The New York Mets were created in 1962 to fill the National League void left when the Dodgers and Giants abandoned New York for California. Their inaugural season -- 40 wins and 120 losses under the lovably hapless Casey Stengel -- established the franchise's unlikely brand: a team that would be adored not despite its failures but because of them. The original Mets were so bad they became endearing, and the fan base that formed around them was defined by a scrappy, self-deprecating humor that stood in sharp contrast to the Yankees' imperial grandeur across town.

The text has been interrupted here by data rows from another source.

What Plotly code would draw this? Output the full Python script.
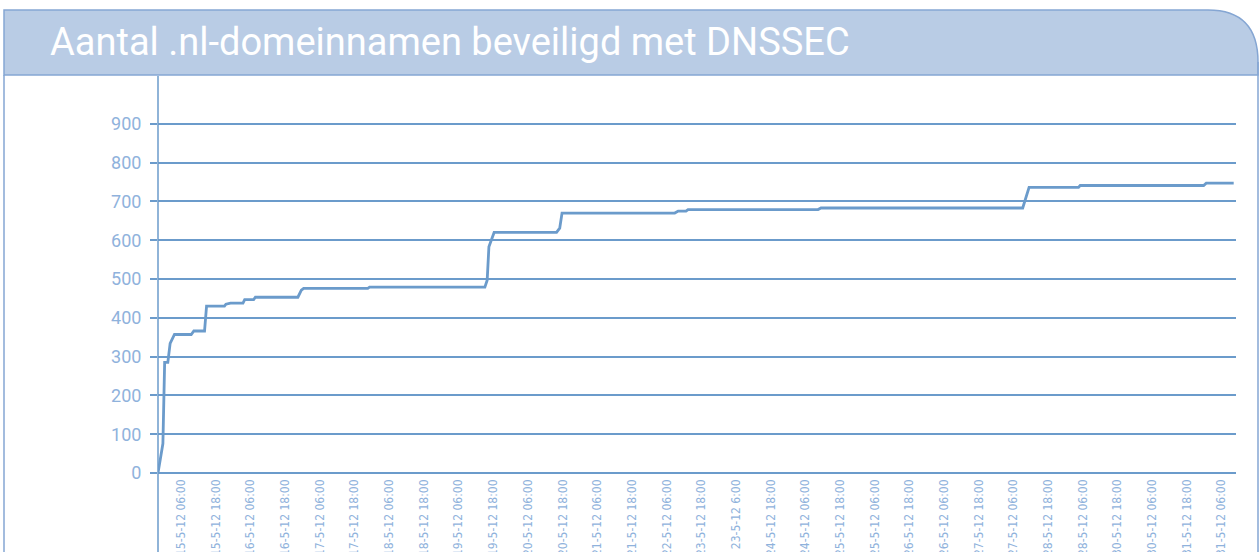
import plotly.graph_objects as go

# ---- data ----
# x: hours since 14-5-12 22:00, y: number of .nl domains signed with DNSSEC
hours = [0, 1.7, 2.3, 3.4, 4.2, 5.7, 11.5, 12.4, 16.1, 16.8, 23.0, 23.5, 25.1, 29.4, 30.0,
         33.1, 33.7, 48.4, 49.6, 50.4, 72.6, 73.2, 113.1, 113.9, 114.5, 116.3, 137.9, 139.0,
         139.8, 178.8, 180.0, 182.7, 183.4, 228.4, 229.4, 299.2, 301.4, 318.5, 319.1, 361.8,
         362.7, 372.2]
domains = [0, 76, 285, 285, 334, 357, 357, 366, 366, 430, 430, 435, 438, 438, 447,
           447, 453, 453, 471, 476, 476, 479, 479, 497, 583, 620, 620, 631,
           670, 670, 675, 675, 679, 679, 683, 683, 736, 736, 741, 741,
           747, 747]

tick_labels = ["15-5-12 06:00", "15-5-12 18:00", "16-5-12 06:00", "16-5-12 18:00",
               "17-5-12 06:00", "17-5-12 18:00", "18-5-12 06:00", "18-5-12 18:00",
               "19-5-12 06:00", "19-5-12 18:00", "20-5-12 06:00", "20-5-12 18:00",
               "21-5-12 06:00", "21-5-12 18:00", "22-5-12 06:00", "23-5-12 18:00",
               "23-5-12 6:00", "24-5-12 18:00", "24-5-12 06:00", "25-5-12 18:00",
               "25-5-12 06:00", "26-5-12 18:00", "26-5-12 06:00", "27-5-12 18:00",
               "27-5-12 06:00", "28-5-12 18:00", "28-5-12 06:00", "30-5-12 18:00",
               "30-5-12 06:00", "31-5-12 18:00", "31-5-12 06:00"]
tick_hours = [8 + 12 * i for i in range(len(tick_labels))]
y_ticks = [0, 100, 200, 300, 400, 500, 600, 700, 800, 900]

title_text = "Aantal .nl-domeinnamen beveiligd met DNSSEC"

# ---- layout geometry ----
W, H = 1260, 552
L, R, T, B = 158, 24, 85, 79
PW, PH = W - L - R, H - T - B

def px(x):
    return (x - L) / PW

def py(y):
    return (H - B - y) / PH

LINE_BLUE = "#6b9bcb"
LABEL_BLUE = "#8fb2dc"
BORDER = "#85a6d3"
HEADER_FILL = "#b9cce5"

fig = go.Figure()
fig.add_trace(go.Scatter(x=hours, y=domains, mode="lines",
                         line=dict(color=LINE_BLUE, width=2.8),
                         hoverinfo="x+y", showlegend=False))

# header band with rounded top-right corner
hdr = (f"M {px(4)},{py(75)} L {px(4)},{py(10)} L {px(1208)},{py(10)} "
       f"Q {px(1258)},{py(10)} {px(1258)},{py(62)} L {px(1258)},{py(75)} Z")
shapes = [
    dict(type="path", xref="paper", yref="paper", path=hdr,
         fillcolor=HEADER_FILL, line=dict(color=BORDER, width=1.5), layer="below"),
    dict(type="line", xref="paper", yref="paper", x0=px(4), x1=px(4), y0=py(75), y1=py(560),
         line=dict(color=BORDER, width=1.5)),
    dict(type="line", xref="paper", yref="paper", x0=px(1258), x1=px(1258), y0=py(62), y1=py(560),
         line=dict(color=BORDER, width=1.5)),
    dict(type="line", xref="paper", yref="paper", x0=0, x1=0, y0=py(76), y1=py(560),
         line=dict(color=LINE_BLUE, width=1.5)),
]

fig.update_layout(
    width=W, height=H,
    margin=dict(l=L, r=R, t=T, b=B, autoexpand=False),
    paper_bgcolor="white", plot_bgcolor="white",
    shapes=shapes,
    annotations=[dict(text=title_text, xref="paper", yref="paper",
                      x=px(48), y=py(42), xanchor="left", yanchor="middle",
                      showarrow=False,
                      font=dict(family="Roboto, Noto Sans, sans-serif", size=38, color="white"))],
    xaxis=dict(range=[0, 373], tickmode="array", tickvals=tick_hours, ticktext=tick_labels,
               tickangle=-90, showgrid=False, zeroline=False, showline=False, ticks="",
               ticklabelstandoff=3,
               tickfont=dict(family="Liberation Sans Narrow, DejaVu Sans Condensed, sans-serif",
                             size=12, color=LABEL_BLUE),
               automargin=False, fixedrange=True),
    yaxis=dict(range=[0, 1000], tickmode="array", tickvals=y_ticks,
               showgrid=True, gridcolor=LINE_BLUE, gridwidth=2,
               zeroline=True, zerolinecolor=LINE_BLUE, zerolinewidth=2,
               showline=False, ticks="outside", ticklen=7, tickwidth=2, tickcolor=LINE_BLUE,
               ticklabelstandoff=5,
               tickfont=dict(family="Roboto, Noto Sans, sans-serif", size=18, color=LABEL_BLUE),
               automargin=False, fixedrange=True),
)

fig.write_html("out.html", config={"displayModeBar": False},
               post_script="document.body.style.margin='0';document.body.style.overflow='hidden';")
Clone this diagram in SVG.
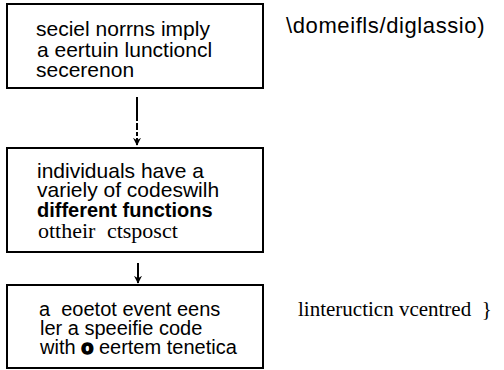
<svg xmlns="http://www.w3.org/2000/svg" width="504" height="370" viewBox="0 0 504 370">
<style>
.box{fill:#fff;stroke:#000;stroke-width:2}
.t{font-family:"Liberation Sans",Arial,sans-serif;font-size:21px;fill:#000}
.t3{font-family:"Liberation Sans",Arial,sans-serif;font-size:20px;fill:#000}
.b{font-family:"Liberation Sans",Arial,sans-serif;font-size:20px;font-weight:bold;fill:#000}
.s{font-family:"Liberation Serif","Times New Roman",serif;font-size:22px;fill:#000}
.edge{stroke:#000;stroke-width:2;fill:none}
</style>
<defs>
<marker id="ah" viewBox="0 0 10 10" refX="9" refY="5" markerWidth="4" markerHeight="4" orient="auto">
<path d="M0,0 L10,5 L0,10 L3,5 Z" fill="#000"/>
</marker>
</defs>
<rect width="504" height="370" fill="#fff"/>
<g id="connectors">
<line class="edge" x1="137" y1="97" x2="137" y2="145" stroke-dasharray="24 2 7 2 4 2 10 2" marker-end="url(#ah)"/>
<line class="edge" x1="138" y1="263" x2="138" y2="283" marker-end="url(#ah)"/>
</g>
<g id="node1">
<rect class="box" x="7" y="4" width="256" height="84"/>
<text class="t" x="36" y="36">seciel norrns imply</text>
<text class="t" x="37" y="57">a eertuin lunctioncl</text>
<text class="t" x="36" y="77">secerenon</text>
</g>
<g id="label1">
<text class="t" x="286" y="33" style="font-size:22px;letter-spacing:0.6px">\domeifls/diglassio)</text>
</g>
<g id="node2">
<rect class="box" x="7" y="148" width="256" height="104"/>
<text class="t" x="37" y="178">individuals have a</text>
<text class="t" x="37" y="197">variely of codeswilh</text>
<text class="b" x="37" y="217">different functions</text>
<text class="s" x="38" y="238" word-spacing="6">ottheir ctsposct</text>
</g>
<g id="node3">
<rect class="box" x="7" y="285" width="256" height="83"/>
<text class="t3" x="39" y="316" xml:space="preserve">a  eoetot event eens</text>
<text class="t3" x="40" y="335">ler a speeifie code</text>
<text class="t3" x="40" y="354">with <tspan font-weight="bold" stroke="#000" stroke-width="1.5">o</tspan> eertem tenetica</text>
</g>
<g id="label2">
<text class="s" x="298" y="316" style="font-size:21px" xml:space="preserve">linteructicn vcentred  }</text>
</g>
</svg>
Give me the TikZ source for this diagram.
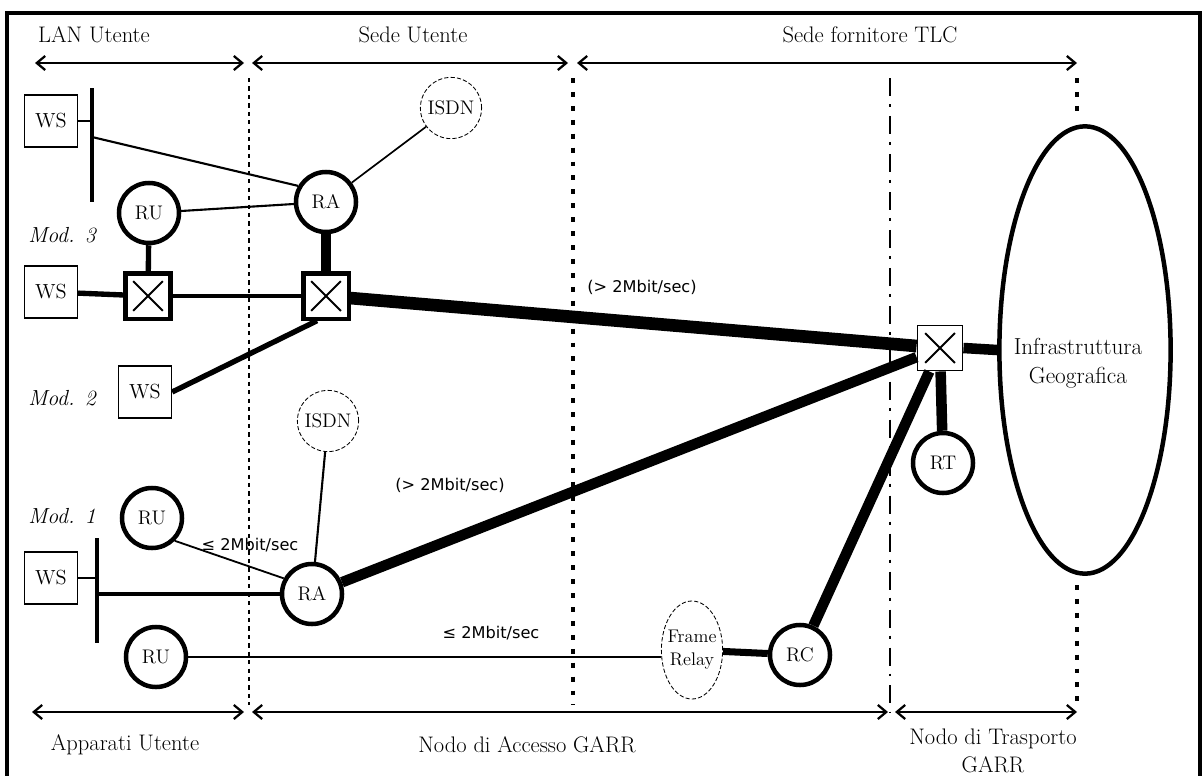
\documentclass[tikz,border=0pt]{standalone}
\usepackage{fontspec}
\usetikzlibrary{arrows.meta}
\usetikzlibrary{shapes.geometric,positioning}
\newfontfamily\ratefont{DejaVu Sans}
\colorlet{penColor}{black}

\tikzset{>={Straight Barb[length=6pt,width=10pt]},
  span/.style={<->,penColor,line width=1.6pt},
  zone/.style={font=\fontsize{16}{20}\selectfont,align=center},
  modlab/.style={font=\fontsize{15.5}{18}\selectfont\itshape},
  rate/.style={font=\ratefont\fontsize{11.5}{13}\selectfont},
  sepdash/.style={penColor,line width=0.8pt,dash pattern=on 3pt off 3pt},
  sepdot/.style={penColor,line width=2.2pt,dash pattern=on 3.5pt off 6.4pt},
  sepdashdot/.style={penColor,line width=0.8pt,dash pattern=on 12.8pt off 5.7pt on 2.1pt off 6.4pt},
  ws/.style={draw,line width=0.8pt,minimum width=1.33cm,minimum height=1.3cm,inner sep=0pt,
    font=\fontsize{14.5}{16}\selectfont},
  router/.style={circle,draw,line width=3.2pt,minimum size=1.5cm,inner sep=0pt,
    font=\fontsize{14}{16}\selectfont},
  isdn/.style={circle,draw,line width=0.6pt,dash pattern=on 3pt off 1.5pt,minimum size=1.53cm,
    inner sep=0pt,font=\fontsize{14}{16}\selectfont},
  xbox/.style={draw,fill=white,line width=3pt,minimum size=1.13cm,inner sep=0pt,
    path picture={\draw[line width=1.3pt]
      ([shift={(5.5pt,5.5pt)}]path picture bounding box.south west) --
      ([shift={(-5.5pt,-5.5pt)}]path picture bounding box.north east)
      ([shift={(5.5pt,-5.5pt)}]path picture bounding box.north west) --
      ([shift={(-5.5pt,5.5pt)}]path picture bounding box.south east);}},
  frelay/.style={ellipse,draw,line width=0.6pt,dash pattern=on 3pt off 1.5pt,minimum width=1.53cm,
    minimum height=2.45cm,inner xsep=-6pt,inner ysep=0pt,align=center,font=\fontsize{13}{16.5}\selectfont},
  geo/.style={ellipse,draw,line width=3.2pt,minimum width=4.28cm,minimum height=11.18cm,inner sep=0pt},
  thinlink/.style={penColor,line width=1.5pt},
  midlink/.style={penColor,line width=3.8pt},
  fatlink/.style={penColor,line width=7.5pt},
}

\begin{document}
\begin{tikzpicture}[x=0.025cm,y=-0.025cm]
  \useasboundingbox (0,0) rectangle (1204,776);
  \draw[penColor,line width=2.4pt] (7,776) -- (7,13) -- (1200,13) -- (1200,776);

  \node[zone] (lanU) at (94,35) {LAN Utente};
  \node[zone] (sedeU) at (413,35) {Sede Utente};
  \node[zone] (sedeT) at (870,35) {Sede fornitore TLC};
  \draw[span] (35,63) -- (244,63);
  \draw[span] (252,63) -- (568,63);
  \draw[span] (577,63) -- (1077,63);

  \draw[sepdash] (249,78) -- (249,705);
  \draw[sepdot] (573,78) -- (573,705);
  \draw[sepdashdot] (890,78) -- (890,712);
  \draw[sepdot] (1077,78) -- (1077,113);
  \draw[sepdot] (1077,585) -- (1077,708);

  \draw[span] (32,712) -- (244,712);
  \draw[span] (252,712) -- (888,712);
  \draw[span] (895,712) -- (1077,712);
  \node[zone] (appU) at (125,745) {Apparati Utente};
  \node[zone] (accG) at (527,745) {Nodo di Accesso GARR};
  \node[zone] (traG) at (993,751) {Nodo di Trasporto\\GARR};

  \node[modlab] (modC) at (62,235) {Mod. 3};
  \node[modlab] (modB) at (62,398) {Mod. 2};
  \node[modlab] (modA) at (62,516) {Mod. 1};

  \node[geo] (infra) at (1085,350) {};
  \node[font=\fontsize{16.5}{21}\selectfont,align=center] (infraT) at (1078,363) {Infrastruttura\\Geografica};

  \node[ws] (wsA) at (51,121) {WS};
  \node[router] (ruA) at (149,213) {RU};
  \node[router] (raA) at (326,202) {RA};
  \node[isdn] (isdnA) at (451,108) {ISDN};
  \node[xbox] (swA) at (148,296) {};
  \node[xbox] (swB) at (326,296) {};
  \node[ws] (wsB) at (51,292) {WS};
  \node[ws] (wsC) at (145,392) {WS};
  \node[isdn] (isdnB) at (328,421) {ISDN};
  \node[router] (ruB) at (152,518) {RU};
  \node[ws] (wsD) at (51,578) {WS};
  \node[router] (raB) at (312,594) {RA};
  \node[router] (ruC) at (156,657) {RU};
  \node[frelay] (fr) at (692,650) {Frame\\Relay};
  \node[router] (rc) at (800,655) {RC};
  \node[xbox,line width=1.2pt] (swC) at (940,348) {};
  \node[router] (rt) at (943,463) {RT};

  \coordinate (busAt) at (92,88);
  \coordinate (busAb) at (92,202);
  \coordinate (tapA) at (92,137);
  \draw[penColor,line width=2.4pt] (busAt) -- (busAb);
  \draw[penColor,line width=2pt] (wsA.east) -- (wsA.east -| busAt);
  \draw[thinlink] (tapA) -- (raA.150);
  \draw[thinlink] (ruA) -- (raA);
  \draw[penColor,line width=1.2pt] (isdnA) -- (raA);
  \draw[midlink] (ruA) -- (swA);
  \draw[fatlink] (raA) -- (swB);
  \draw[midlink] (wsB) -- (swA);
  \draw[penColor,line width=3pt] (swA) -- (swB);
  \draw[midlink] (wsC.east) -- (swB.250);
  \draw[penColor,line width=9pt] (swB) -- (swC);

  \coordinate (busBt) at (97,538);
  \coordinate (busBb) at (97,643);
  \draw[penColor,line width=3pt] (busBt) -- (busBb);
  \draw[thinlink] (wsD.east) -- (wsD.east -| busBt);
  \draw[penColor,line width=2.2pt] (raB.west -| busBt) -- (raB.west);
  \draw[penColor,line width=1.3pt] (ruB.-45) -- (raB.151);
  \draw[thinlink] (isdnB) -- (raB);
  \draw[fatlink] (raB) -- (swC);
  \draw[thinlink] (ruC.east) -- (ruC.east -| fr.west);
  \draw[penColor,line width=5pt] (fr) -- (rc);
  \draw[fatlink] (rc) -- (swC);
  \draw[fatlink] (swC) -- (rt);
  \draw[fatlink] (swC.east) -- (infra.west);

  \node[rate] (rateA) at (642,287) {(> 2Mbit/sec)};
  \node[rate] (rateB) at (450,485) {(> 2Mbit/sec)};
  \node[rate] (rateC) at (250,545) {≤ 2Mbit/sec};
  \node[rate] (rateD) at (491,633) {≤ 2Mbit/sec};
\end{tikzpicture}
\end{document}
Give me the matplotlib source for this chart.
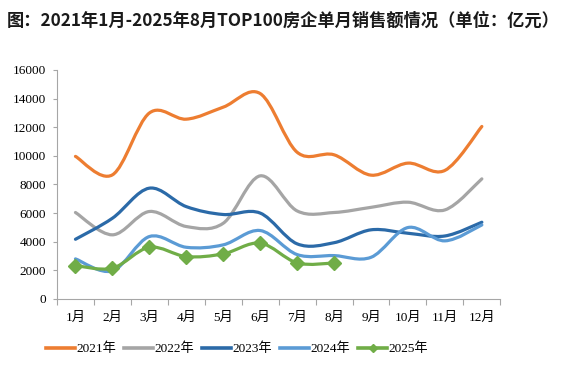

Then came the Miracle. The 1969 Mets, a team with no business competing, shocked the baseball world by winning 100 games and steamrolling the Baltimore Orioles in the World Series. Tom Seaver, the franchise's greatest player, led a pitching staff that turned the lovable losers into legitimate champions. The 1986 championship -- featuring Dwight Gooden, Darryl Strawberry, and the infamous Bill Buckner ground ball in Game 6 -- added another layer of legend, cementing the Mets as the team of miracles and dramatic reversals.

Citi Field, which replaced Shea Stadium in 2009, gives the Mets a modern home in Flushing, Queens, with architectural nods to the beloved Ebbets Field. The Steve Cohen ownership era, beginning in 2020, has transformed the franchise's financial profile, making the Mets one of baseball's biggest spenders and signaling a new era of ambition. The Mets' rivalry with the Yankees -- the Subway Series -- is one of baseball's great cultural divides, splitting New York along lines of class, geography, and temperament. To be a Mets fan is to choose the harder, more interesting path, and the franchise rewards that loyalty with moments of transcendent joy that are all the sweeter for the suffering that precedes them.